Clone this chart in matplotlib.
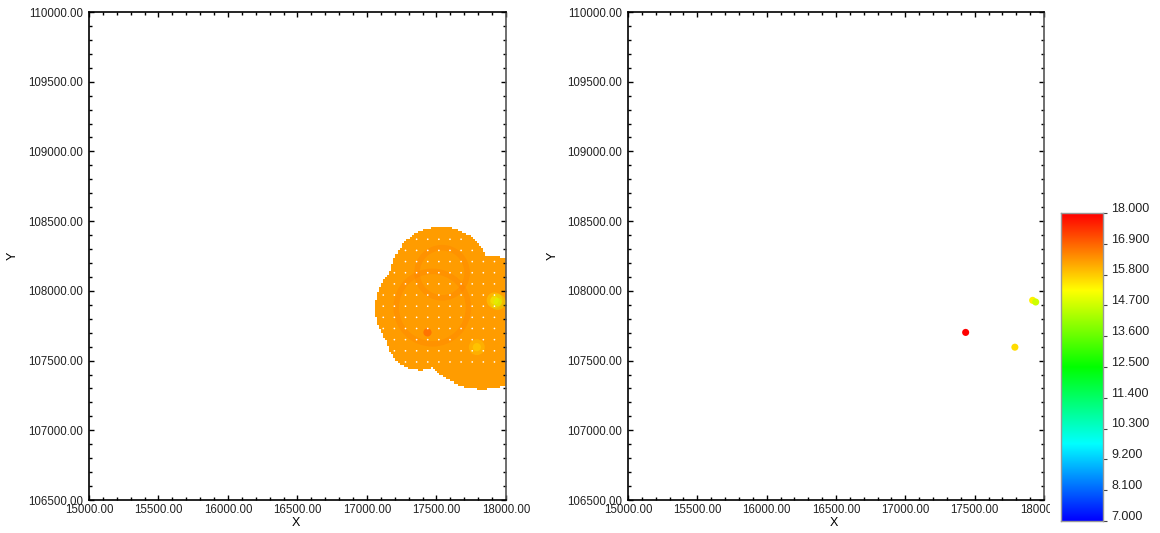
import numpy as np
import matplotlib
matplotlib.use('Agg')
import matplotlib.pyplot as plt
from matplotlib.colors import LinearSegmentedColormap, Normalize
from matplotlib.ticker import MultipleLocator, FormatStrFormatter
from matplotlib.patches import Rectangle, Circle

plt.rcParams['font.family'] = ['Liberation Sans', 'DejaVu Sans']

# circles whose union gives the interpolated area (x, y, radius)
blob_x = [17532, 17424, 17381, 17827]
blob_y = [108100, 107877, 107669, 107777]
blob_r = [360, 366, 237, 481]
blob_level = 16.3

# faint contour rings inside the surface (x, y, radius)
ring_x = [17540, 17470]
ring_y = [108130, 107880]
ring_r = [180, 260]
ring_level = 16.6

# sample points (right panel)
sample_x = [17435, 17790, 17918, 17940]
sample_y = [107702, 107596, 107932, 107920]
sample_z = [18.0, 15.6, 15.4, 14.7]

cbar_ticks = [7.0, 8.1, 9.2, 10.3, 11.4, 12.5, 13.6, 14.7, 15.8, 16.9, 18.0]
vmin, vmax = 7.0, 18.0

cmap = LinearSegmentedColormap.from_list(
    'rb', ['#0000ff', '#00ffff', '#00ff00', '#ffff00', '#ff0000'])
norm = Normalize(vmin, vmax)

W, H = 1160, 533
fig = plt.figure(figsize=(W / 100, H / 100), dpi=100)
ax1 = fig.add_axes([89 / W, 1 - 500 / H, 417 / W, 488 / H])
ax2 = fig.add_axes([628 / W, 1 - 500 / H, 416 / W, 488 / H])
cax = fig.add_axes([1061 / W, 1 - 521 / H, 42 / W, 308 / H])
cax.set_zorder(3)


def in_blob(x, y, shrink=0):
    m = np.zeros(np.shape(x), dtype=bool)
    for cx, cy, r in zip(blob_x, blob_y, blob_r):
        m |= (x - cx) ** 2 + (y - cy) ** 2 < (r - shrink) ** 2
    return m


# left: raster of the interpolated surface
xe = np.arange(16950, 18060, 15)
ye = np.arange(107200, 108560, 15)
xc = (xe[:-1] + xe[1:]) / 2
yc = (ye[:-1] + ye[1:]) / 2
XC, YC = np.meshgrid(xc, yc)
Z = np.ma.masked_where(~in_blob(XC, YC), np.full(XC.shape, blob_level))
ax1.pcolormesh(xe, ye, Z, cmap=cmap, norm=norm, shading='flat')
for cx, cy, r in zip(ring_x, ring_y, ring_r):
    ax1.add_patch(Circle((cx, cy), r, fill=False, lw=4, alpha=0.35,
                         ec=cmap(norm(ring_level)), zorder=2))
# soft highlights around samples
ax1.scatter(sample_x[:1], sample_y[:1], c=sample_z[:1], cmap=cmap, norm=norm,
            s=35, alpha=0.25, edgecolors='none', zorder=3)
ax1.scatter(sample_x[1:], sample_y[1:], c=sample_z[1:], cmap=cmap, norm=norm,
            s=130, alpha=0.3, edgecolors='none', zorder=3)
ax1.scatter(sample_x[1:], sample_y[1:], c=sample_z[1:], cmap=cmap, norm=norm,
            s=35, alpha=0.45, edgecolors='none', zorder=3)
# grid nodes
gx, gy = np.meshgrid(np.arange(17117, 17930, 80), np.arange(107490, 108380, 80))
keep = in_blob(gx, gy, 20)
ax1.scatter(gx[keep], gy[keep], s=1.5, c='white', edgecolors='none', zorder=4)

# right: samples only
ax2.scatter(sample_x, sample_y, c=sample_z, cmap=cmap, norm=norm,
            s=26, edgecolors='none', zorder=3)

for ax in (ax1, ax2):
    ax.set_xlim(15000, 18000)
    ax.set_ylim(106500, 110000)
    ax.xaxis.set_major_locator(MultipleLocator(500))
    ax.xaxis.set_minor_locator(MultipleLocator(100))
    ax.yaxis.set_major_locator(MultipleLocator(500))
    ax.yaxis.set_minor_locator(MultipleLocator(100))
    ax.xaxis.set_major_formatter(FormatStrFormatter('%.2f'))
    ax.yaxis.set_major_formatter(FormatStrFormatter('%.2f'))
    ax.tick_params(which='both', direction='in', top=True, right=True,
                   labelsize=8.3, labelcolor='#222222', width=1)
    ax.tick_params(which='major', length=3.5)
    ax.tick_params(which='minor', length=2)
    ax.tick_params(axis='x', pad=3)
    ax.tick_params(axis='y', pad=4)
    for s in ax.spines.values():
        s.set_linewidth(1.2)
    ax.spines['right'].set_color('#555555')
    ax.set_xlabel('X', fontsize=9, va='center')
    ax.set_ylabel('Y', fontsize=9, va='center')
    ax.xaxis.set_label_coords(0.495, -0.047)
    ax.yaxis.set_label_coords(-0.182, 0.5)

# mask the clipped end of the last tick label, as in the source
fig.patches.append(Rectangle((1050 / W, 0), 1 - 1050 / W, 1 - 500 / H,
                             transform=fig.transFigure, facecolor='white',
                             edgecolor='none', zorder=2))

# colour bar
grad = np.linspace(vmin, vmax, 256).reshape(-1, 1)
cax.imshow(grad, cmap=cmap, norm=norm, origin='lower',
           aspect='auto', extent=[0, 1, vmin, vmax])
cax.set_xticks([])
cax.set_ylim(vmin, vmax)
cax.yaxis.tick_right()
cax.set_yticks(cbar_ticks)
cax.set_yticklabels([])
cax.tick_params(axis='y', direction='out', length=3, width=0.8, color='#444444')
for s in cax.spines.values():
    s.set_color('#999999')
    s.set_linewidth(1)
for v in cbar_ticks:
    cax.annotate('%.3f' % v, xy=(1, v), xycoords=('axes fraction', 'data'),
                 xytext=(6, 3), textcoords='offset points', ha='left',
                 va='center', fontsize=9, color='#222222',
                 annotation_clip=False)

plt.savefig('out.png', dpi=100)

WHAT THE EXERCISE ASKS
Quote, please, every line of the material above from its start through the line that has "from matplotlib.patches import", reproducing the words exactly and dropping any images.

EXPECTED ANSWER
Clone this chart in matplotlib.
import numpy as np
import matplotlib
matplotlib.use('Agg')
import matplotlib.pyplot as plt
from matplotlib.colors import LinearSegmentedColormap, Normalize
from matplotlib.ticker import MultipleLocator, FormatStrFormatter
from matplotlib.patches import Rectangle, Circle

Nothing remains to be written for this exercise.